══ DATA FOR PROCESSING

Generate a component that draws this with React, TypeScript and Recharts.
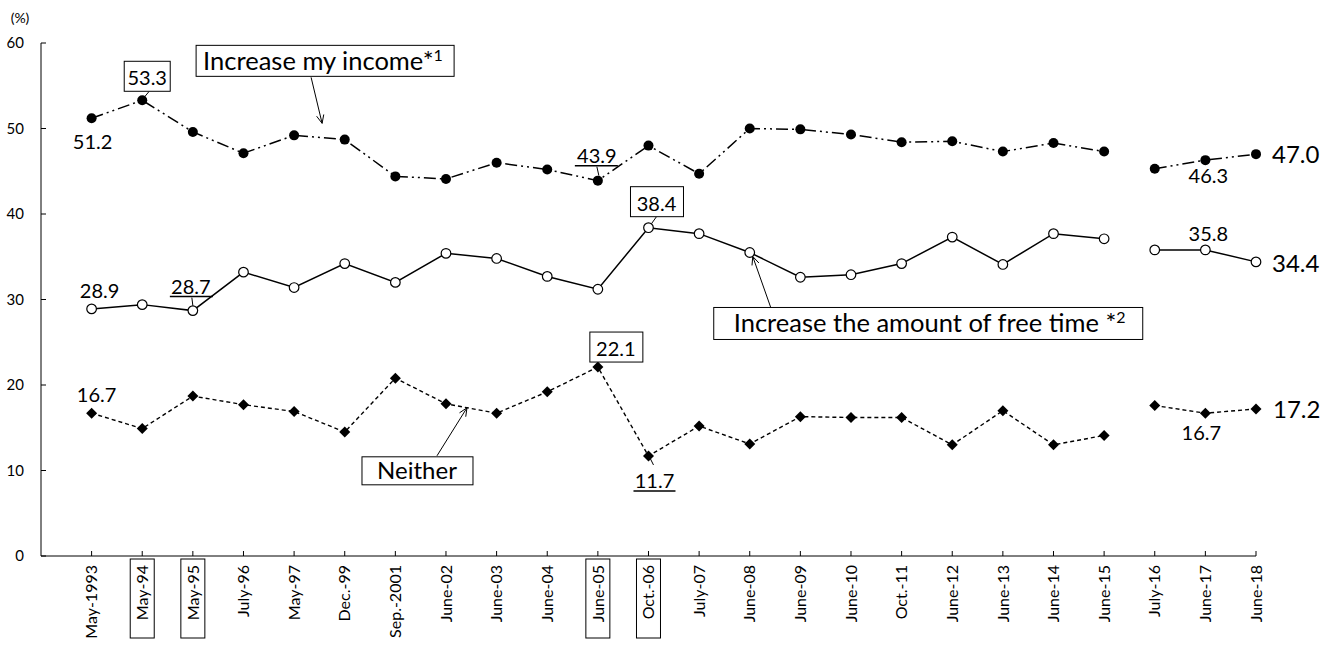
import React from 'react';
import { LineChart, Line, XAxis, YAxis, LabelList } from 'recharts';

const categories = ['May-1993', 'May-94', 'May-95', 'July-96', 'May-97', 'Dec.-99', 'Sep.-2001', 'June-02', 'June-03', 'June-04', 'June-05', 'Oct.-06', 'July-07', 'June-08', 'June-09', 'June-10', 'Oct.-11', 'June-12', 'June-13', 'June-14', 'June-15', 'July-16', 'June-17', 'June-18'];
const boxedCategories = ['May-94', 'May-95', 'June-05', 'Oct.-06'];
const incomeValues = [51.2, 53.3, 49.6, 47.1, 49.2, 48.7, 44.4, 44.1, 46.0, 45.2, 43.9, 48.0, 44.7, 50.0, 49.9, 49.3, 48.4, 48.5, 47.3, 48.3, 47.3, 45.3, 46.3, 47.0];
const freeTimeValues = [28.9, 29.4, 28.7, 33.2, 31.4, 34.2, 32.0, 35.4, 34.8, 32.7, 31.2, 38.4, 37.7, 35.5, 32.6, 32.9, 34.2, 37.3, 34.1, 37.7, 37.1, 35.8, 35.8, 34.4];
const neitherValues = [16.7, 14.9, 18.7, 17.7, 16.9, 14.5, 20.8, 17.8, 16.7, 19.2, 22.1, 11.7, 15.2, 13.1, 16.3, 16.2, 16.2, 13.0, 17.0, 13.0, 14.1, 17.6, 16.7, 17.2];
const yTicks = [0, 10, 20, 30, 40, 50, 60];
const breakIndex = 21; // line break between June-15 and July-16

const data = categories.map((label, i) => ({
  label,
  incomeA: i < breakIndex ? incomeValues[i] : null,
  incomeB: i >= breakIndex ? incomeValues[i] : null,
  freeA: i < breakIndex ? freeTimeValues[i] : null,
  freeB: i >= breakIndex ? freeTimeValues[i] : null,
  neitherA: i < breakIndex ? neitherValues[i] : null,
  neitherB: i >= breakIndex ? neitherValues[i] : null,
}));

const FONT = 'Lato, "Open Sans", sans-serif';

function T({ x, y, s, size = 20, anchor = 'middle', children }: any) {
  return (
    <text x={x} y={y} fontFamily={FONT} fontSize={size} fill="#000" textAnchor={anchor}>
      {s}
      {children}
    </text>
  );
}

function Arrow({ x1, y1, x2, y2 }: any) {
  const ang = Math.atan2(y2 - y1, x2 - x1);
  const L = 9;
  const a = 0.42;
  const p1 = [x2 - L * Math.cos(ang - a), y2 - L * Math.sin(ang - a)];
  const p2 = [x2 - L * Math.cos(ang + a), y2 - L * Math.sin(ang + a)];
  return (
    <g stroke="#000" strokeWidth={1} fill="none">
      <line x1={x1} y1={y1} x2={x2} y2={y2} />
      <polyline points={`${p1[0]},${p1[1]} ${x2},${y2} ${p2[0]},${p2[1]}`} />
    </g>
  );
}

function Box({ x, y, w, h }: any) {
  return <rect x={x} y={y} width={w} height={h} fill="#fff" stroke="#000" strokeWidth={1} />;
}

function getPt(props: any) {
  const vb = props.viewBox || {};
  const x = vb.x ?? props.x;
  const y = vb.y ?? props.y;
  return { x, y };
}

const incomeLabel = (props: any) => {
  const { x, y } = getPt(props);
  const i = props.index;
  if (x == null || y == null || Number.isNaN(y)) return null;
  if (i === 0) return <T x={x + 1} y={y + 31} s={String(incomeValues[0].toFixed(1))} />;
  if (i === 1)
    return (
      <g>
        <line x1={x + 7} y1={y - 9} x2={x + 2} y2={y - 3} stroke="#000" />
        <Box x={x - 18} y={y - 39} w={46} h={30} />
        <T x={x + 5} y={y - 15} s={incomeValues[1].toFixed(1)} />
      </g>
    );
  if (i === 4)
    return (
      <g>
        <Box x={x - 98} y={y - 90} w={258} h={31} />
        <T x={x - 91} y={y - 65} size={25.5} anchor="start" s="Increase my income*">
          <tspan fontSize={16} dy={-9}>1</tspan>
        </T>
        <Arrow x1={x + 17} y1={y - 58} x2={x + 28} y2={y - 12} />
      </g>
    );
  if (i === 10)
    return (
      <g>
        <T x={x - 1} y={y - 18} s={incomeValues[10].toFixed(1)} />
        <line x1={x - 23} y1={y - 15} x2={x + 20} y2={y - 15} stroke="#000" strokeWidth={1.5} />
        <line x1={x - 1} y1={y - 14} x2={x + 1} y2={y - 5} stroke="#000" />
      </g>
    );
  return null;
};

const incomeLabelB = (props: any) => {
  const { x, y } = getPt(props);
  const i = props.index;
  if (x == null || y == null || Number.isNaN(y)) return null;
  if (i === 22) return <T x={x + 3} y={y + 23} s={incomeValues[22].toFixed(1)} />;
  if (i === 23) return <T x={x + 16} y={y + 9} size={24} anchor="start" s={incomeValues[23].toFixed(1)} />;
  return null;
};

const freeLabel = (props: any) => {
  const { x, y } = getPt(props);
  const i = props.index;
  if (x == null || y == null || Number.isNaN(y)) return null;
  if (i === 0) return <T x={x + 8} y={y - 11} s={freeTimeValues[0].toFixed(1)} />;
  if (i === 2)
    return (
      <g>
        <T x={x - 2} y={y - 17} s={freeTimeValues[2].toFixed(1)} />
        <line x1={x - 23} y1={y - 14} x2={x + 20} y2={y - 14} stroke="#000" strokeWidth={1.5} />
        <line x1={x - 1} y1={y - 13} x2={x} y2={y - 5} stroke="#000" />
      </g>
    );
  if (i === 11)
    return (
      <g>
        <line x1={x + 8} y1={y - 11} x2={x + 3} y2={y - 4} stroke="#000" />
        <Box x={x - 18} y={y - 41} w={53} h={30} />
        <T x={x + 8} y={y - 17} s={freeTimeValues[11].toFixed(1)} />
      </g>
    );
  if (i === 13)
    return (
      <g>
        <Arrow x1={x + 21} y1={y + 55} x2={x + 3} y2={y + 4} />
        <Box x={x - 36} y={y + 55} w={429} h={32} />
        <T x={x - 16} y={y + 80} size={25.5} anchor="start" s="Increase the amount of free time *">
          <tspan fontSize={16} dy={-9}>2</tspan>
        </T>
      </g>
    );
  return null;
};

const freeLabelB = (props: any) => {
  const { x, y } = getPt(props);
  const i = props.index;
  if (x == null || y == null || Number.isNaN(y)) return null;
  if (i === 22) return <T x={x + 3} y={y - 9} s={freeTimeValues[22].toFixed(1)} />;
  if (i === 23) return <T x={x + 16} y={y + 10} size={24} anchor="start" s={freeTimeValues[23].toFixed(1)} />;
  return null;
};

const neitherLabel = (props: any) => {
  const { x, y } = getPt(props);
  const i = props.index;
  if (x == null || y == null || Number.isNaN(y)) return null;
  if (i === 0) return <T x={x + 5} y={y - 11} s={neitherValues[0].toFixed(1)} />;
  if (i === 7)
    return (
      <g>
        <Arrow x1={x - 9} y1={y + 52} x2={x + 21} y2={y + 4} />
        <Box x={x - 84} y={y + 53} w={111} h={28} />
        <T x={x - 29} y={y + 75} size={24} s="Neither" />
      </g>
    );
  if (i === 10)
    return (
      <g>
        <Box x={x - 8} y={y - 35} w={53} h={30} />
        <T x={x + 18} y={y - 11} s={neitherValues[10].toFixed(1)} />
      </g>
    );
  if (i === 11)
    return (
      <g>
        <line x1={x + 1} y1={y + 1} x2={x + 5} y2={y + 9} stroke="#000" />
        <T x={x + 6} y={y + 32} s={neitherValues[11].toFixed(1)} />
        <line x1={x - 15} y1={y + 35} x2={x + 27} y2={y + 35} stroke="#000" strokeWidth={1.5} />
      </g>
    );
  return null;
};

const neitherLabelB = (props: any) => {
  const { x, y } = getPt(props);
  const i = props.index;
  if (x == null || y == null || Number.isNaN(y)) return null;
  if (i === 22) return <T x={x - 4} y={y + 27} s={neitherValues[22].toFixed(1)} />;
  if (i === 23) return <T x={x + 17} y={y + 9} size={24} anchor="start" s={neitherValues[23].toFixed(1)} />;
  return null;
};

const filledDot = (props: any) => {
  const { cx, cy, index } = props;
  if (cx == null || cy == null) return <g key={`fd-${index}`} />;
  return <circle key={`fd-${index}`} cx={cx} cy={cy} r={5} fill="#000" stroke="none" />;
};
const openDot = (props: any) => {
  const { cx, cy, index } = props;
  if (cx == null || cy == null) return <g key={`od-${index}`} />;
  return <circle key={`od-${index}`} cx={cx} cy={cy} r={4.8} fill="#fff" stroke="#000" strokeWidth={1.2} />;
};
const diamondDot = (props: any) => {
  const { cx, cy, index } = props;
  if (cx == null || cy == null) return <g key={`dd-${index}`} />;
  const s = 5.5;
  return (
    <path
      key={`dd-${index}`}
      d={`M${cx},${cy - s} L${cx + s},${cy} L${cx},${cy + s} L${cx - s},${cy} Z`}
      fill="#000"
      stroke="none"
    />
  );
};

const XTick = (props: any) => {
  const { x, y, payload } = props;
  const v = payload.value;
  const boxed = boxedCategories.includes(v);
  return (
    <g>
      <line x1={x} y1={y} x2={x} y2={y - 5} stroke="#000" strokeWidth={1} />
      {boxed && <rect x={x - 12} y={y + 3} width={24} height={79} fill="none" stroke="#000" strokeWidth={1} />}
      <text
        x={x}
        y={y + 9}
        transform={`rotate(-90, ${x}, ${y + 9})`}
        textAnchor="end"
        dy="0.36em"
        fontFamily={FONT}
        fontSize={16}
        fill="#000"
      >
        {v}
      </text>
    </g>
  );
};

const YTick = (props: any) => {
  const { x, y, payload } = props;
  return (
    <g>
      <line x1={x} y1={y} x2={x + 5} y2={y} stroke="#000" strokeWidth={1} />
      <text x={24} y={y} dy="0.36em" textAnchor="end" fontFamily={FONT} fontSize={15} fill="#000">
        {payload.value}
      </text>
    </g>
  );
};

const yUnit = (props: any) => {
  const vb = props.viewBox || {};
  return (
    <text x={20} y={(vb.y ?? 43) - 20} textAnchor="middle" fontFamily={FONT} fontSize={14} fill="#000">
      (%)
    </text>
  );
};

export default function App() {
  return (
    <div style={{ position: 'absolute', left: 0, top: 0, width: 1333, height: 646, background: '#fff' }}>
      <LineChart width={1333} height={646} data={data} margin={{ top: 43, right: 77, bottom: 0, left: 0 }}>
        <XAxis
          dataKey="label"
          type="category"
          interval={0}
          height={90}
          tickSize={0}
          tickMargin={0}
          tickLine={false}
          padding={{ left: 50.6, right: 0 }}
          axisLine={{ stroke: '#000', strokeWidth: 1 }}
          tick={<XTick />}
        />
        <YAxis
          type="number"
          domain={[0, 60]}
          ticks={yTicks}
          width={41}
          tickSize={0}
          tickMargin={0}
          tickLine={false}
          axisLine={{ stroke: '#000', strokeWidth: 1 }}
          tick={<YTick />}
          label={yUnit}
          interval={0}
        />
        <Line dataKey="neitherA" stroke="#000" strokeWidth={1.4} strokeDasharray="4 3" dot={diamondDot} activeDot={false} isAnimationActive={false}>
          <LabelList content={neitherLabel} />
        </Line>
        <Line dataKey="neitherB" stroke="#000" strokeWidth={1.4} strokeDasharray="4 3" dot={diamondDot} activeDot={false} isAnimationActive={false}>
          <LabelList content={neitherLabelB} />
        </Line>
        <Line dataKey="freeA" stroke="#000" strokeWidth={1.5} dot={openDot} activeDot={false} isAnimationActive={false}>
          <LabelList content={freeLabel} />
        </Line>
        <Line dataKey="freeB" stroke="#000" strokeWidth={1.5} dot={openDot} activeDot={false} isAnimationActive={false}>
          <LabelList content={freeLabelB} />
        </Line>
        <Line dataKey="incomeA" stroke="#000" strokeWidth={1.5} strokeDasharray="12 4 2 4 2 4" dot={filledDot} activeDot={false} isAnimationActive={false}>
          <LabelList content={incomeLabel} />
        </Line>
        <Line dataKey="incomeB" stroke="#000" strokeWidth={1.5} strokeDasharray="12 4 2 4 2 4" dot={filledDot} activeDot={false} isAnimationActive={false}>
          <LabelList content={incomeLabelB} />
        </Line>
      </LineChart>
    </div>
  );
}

════
══ DATA FOR PROCESSING

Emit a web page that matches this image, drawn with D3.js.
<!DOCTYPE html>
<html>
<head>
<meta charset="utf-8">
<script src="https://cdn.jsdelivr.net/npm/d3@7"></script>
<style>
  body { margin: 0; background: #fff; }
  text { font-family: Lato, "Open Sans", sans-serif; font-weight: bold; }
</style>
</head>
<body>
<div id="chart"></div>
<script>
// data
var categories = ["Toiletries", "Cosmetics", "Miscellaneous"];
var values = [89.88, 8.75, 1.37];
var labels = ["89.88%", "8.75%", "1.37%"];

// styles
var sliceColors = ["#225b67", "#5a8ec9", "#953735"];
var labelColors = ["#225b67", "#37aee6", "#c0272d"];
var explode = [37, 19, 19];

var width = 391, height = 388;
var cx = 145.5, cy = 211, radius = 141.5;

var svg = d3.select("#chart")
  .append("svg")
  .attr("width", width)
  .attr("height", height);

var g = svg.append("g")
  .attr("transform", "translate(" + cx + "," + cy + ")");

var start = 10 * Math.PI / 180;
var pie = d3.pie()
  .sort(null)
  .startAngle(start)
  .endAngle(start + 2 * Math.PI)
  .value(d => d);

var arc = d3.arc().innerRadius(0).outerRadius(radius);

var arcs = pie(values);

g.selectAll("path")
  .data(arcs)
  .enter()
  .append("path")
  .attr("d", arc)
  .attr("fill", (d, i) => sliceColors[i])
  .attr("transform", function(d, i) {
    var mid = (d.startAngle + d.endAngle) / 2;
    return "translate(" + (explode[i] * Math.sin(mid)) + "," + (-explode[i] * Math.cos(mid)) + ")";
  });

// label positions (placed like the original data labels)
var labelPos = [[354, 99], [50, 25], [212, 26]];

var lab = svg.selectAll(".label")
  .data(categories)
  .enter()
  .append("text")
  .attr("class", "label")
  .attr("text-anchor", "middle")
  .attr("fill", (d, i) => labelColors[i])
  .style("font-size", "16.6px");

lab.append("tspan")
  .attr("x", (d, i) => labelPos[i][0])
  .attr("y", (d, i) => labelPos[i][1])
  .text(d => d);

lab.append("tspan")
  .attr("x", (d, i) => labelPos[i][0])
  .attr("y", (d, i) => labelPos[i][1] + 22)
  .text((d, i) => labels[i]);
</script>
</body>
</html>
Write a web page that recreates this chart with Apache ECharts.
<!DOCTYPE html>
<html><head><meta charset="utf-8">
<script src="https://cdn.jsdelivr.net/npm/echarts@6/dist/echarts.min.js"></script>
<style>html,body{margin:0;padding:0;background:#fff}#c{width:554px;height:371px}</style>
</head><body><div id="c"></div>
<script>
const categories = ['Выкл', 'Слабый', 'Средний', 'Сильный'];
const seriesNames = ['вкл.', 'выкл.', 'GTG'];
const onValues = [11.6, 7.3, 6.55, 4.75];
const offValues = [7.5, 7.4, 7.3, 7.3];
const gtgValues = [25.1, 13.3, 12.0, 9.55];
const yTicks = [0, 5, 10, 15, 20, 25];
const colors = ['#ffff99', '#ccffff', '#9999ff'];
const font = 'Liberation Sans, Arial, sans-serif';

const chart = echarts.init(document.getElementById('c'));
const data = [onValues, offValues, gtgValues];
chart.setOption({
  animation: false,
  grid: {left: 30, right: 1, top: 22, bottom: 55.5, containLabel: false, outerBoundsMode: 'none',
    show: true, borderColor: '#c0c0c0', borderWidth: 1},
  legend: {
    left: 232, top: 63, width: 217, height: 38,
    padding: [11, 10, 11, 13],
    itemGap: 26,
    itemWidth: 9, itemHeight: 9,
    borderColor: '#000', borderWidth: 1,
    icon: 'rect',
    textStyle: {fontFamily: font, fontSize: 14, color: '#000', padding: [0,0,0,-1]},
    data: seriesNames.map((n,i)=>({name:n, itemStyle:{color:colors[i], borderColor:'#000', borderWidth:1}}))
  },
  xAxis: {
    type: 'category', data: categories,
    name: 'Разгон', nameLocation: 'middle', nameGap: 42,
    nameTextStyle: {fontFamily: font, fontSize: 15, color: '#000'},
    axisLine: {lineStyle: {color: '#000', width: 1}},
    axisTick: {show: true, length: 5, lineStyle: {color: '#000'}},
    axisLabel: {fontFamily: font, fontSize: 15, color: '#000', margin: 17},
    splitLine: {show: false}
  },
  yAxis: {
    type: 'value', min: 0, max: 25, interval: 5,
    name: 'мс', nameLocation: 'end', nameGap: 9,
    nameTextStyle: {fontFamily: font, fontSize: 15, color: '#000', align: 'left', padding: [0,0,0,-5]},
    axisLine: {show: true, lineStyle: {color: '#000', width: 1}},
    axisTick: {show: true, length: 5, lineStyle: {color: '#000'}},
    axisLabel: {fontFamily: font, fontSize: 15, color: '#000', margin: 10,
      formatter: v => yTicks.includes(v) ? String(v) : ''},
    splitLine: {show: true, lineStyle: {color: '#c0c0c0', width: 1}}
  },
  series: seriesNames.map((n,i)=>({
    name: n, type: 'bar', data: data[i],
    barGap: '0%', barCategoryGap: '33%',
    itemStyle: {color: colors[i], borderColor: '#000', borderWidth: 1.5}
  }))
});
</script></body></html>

════

Using the data above, repeat exactly the lines that begin at the line with "Write a web" and end at the line with "const font = 'Liberation", both ends included.

Write a web page that recreates this chart with Apache ECharts.
<!DOCTYPE html>
<html><head><meta charset="utf-8">
<script src="https://cdn.jsdelivr.net/npm/echarts@6/dist/echarts.min.js"></script>
<style>html,body{margin:0;padding:0;background:#fff}#c{width:554px;height:371px}</style>
</head><body><div id="c"></div>
<script>
const categories = ['Выкл', 'Слабый', 'Средний', 'Сильный'];
const seriesNames = ['вкл.', 'выкл.', 'GTG'];
const onValues = [11.6, 7.3, 6.55, 4.75];
const offValues = [7.5, 7.4, 7.3, 7.3];
const gtgValues = [25.1, 13.3, 12.0, 9.55];
const yTicks = [0, 5, 10, 15, 20, 25];
const colors = ['#ffff99', '#ccffff', '#9999ff'];
const font = 'Liberation Sans, Arial, sans-serif';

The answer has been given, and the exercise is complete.